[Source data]
########
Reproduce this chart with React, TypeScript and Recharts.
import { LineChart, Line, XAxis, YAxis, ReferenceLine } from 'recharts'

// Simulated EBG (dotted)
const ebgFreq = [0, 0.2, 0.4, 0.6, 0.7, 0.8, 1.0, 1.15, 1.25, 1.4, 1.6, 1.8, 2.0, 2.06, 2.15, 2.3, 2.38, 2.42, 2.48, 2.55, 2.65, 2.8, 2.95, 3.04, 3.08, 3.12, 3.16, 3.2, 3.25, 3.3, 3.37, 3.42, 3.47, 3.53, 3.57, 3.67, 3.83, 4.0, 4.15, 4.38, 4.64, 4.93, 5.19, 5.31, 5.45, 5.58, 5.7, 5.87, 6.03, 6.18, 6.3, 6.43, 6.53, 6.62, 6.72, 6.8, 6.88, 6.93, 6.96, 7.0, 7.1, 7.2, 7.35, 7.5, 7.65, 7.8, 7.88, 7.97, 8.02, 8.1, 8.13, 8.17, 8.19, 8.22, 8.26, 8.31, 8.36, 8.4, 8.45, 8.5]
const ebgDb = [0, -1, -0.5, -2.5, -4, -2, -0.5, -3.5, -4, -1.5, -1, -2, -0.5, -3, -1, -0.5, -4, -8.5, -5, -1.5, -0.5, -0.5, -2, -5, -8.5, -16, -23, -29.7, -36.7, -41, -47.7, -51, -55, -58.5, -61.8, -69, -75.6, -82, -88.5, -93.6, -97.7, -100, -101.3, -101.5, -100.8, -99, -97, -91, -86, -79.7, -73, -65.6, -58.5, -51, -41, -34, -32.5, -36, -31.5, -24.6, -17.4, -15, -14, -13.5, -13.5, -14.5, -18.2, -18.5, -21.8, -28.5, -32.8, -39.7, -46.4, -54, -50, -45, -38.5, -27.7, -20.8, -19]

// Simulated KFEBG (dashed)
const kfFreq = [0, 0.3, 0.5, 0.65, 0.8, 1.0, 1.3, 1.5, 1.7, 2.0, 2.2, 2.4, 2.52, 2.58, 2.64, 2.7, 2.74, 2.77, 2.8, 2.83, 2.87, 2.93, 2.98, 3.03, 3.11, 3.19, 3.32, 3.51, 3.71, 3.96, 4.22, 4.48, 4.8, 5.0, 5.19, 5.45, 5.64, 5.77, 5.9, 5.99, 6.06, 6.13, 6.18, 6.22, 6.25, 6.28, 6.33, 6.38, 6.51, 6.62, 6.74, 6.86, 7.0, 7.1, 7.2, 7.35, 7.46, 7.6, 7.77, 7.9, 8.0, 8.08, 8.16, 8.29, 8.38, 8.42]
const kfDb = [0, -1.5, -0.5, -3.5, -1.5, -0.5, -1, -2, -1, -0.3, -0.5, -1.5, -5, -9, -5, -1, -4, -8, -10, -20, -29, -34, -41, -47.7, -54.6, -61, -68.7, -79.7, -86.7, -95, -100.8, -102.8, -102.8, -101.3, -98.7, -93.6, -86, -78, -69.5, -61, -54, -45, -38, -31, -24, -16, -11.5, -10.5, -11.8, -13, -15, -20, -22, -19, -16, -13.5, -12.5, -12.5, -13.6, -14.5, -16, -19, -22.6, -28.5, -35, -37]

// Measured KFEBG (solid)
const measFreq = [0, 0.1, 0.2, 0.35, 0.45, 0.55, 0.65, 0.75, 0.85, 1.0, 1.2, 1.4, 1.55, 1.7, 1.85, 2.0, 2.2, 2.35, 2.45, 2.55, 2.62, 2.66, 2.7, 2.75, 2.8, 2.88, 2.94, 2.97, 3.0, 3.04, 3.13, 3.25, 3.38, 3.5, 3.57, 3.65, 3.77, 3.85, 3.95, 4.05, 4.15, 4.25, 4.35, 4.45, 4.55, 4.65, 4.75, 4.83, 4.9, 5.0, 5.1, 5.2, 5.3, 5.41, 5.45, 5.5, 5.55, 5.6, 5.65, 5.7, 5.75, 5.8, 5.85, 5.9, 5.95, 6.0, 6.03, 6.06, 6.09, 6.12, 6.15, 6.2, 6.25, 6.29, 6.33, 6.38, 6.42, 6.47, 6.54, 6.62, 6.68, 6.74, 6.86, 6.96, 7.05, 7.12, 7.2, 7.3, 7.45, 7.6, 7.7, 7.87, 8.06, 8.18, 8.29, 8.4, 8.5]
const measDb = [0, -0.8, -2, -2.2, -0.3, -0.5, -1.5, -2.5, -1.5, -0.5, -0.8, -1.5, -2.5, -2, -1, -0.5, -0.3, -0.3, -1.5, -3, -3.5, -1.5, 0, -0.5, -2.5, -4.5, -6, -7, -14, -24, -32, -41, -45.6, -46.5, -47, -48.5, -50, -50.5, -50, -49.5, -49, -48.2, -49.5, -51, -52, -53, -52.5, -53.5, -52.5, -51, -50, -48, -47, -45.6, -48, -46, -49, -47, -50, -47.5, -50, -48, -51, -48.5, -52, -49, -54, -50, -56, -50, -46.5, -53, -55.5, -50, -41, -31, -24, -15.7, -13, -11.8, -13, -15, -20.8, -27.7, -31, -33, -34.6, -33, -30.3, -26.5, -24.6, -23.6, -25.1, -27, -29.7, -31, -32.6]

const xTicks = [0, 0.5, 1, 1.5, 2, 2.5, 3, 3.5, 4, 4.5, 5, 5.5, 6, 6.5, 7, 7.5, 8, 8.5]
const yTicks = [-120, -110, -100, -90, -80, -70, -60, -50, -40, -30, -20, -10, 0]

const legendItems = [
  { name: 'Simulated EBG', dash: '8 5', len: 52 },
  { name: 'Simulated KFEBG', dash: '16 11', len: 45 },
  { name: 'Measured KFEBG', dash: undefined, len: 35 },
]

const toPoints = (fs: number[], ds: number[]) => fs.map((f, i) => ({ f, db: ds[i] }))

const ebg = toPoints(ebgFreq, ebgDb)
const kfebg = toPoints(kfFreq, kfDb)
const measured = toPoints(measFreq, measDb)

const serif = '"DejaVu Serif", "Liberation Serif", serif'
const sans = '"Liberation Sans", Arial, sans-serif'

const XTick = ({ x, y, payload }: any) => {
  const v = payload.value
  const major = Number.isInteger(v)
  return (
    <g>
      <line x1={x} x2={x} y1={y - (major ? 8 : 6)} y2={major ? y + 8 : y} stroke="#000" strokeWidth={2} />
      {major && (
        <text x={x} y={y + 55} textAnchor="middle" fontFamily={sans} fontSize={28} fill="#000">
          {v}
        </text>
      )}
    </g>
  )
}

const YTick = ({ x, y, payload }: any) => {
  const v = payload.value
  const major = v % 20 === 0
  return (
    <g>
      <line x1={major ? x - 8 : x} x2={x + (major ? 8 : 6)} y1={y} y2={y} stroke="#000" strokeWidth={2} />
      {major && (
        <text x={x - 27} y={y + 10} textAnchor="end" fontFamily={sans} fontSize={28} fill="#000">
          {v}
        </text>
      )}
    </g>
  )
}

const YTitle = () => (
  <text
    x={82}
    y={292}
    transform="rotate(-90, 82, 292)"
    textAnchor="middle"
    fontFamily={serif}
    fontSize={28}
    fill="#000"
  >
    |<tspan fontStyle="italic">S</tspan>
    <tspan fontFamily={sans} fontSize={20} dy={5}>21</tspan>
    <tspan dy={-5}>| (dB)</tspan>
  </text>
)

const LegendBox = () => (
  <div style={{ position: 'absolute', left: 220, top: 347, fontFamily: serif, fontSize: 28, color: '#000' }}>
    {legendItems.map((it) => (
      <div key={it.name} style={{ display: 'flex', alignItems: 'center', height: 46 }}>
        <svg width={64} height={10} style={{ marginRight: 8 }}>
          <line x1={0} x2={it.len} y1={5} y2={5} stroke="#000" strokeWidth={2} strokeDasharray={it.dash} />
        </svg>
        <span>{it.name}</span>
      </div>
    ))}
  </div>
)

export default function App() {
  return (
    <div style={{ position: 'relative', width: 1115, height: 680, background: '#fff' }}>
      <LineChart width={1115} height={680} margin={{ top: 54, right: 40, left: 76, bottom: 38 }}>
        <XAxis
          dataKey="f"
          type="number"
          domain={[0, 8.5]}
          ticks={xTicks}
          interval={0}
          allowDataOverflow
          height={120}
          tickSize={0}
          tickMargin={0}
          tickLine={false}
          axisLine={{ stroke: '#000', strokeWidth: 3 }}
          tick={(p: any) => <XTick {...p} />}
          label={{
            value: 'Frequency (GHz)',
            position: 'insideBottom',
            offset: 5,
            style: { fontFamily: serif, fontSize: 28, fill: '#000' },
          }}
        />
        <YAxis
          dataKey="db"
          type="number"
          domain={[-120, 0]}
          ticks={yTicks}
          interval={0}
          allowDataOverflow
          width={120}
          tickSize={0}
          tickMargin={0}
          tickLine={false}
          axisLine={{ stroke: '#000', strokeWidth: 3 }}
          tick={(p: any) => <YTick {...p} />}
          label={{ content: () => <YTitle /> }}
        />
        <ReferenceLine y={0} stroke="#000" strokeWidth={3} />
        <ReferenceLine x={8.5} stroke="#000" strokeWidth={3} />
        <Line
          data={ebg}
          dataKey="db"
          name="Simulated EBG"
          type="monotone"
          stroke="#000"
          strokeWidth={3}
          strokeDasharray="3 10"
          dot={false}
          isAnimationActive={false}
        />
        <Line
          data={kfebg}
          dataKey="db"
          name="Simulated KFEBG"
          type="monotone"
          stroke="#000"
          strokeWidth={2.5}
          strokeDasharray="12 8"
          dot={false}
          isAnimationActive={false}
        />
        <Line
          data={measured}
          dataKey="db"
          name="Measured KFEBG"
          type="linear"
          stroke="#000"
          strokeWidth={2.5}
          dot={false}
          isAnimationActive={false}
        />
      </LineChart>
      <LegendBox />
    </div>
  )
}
########
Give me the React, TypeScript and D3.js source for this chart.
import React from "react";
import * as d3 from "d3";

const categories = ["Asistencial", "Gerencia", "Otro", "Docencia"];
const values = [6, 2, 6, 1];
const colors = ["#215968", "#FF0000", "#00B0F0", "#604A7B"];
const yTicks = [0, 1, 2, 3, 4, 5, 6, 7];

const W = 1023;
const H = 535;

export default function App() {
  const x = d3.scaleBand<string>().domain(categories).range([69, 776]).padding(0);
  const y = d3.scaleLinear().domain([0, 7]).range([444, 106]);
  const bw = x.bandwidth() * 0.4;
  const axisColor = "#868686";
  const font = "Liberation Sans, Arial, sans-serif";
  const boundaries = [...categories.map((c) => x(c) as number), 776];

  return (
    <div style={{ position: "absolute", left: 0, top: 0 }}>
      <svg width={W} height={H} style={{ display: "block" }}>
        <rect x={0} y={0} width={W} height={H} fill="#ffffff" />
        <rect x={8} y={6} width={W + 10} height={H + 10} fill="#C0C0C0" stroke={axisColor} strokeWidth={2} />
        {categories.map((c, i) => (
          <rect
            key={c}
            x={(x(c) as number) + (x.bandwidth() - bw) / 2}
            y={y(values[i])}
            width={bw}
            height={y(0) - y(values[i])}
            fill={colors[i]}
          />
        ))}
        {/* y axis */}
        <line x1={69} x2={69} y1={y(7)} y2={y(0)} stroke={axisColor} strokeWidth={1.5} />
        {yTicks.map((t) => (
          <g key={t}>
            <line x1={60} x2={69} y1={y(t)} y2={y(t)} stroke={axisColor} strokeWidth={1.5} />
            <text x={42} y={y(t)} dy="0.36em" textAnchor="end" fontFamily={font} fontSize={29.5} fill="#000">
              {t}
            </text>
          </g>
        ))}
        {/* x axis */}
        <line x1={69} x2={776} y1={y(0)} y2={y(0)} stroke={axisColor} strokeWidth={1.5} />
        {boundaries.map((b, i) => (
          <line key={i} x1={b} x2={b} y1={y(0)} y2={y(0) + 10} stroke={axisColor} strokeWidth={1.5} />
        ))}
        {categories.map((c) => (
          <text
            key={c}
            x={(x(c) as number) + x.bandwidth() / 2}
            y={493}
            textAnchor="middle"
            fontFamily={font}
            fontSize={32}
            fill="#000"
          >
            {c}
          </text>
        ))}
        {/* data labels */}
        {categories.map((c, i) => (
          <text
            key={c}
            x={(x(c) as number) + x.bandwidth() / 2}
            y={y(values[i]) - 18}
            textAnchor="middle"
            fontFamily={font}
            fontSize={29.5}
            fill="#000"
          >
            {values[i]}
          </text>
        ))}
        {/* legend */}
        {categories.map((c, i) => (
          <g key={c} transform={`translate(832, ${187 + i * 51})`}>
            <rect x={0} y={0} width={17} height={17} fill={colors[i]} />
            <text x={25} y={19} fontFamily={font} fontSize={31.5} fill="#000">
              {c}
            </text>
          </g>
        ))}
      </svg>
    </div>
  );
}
########
◆ Do this ◆
In the listing above, find the line with "Give me the" and the line with "const boundaries = [...categories.map((c)", then print exactly those lines and every line between them.

◆ Output below ◆
Give me the React, TypeScript and D3.js source for this chart.
import React from "react";
import * as d3 from "d3";

const categories = ["Asistencial", "Gerencia", "Otro", "Docencia"];
const values = [6, 2, 6, 1];
const colors = ["#215968", "#FF0000", "#00B0F0", "#604A7B"];
const yTicks = [0, 1, 2, 3, 4, 5, 6, 7];

const W = 1023;
const H = 535;

export default function App() {
  const x = d3.scaleBand<string>().domain(categories).range([69, 776]).padding(0);
  const y = d3.scaleLinear().domain([0, 7]).range([444, 106]);
  const bw = x.bandwidth() * 0.4;
  const axisColor = "#868686";
  const font = "Liberation Sans, Arial, sans-serif";
  const boundaries = [...categories.map((c) => x(c) as number), 776];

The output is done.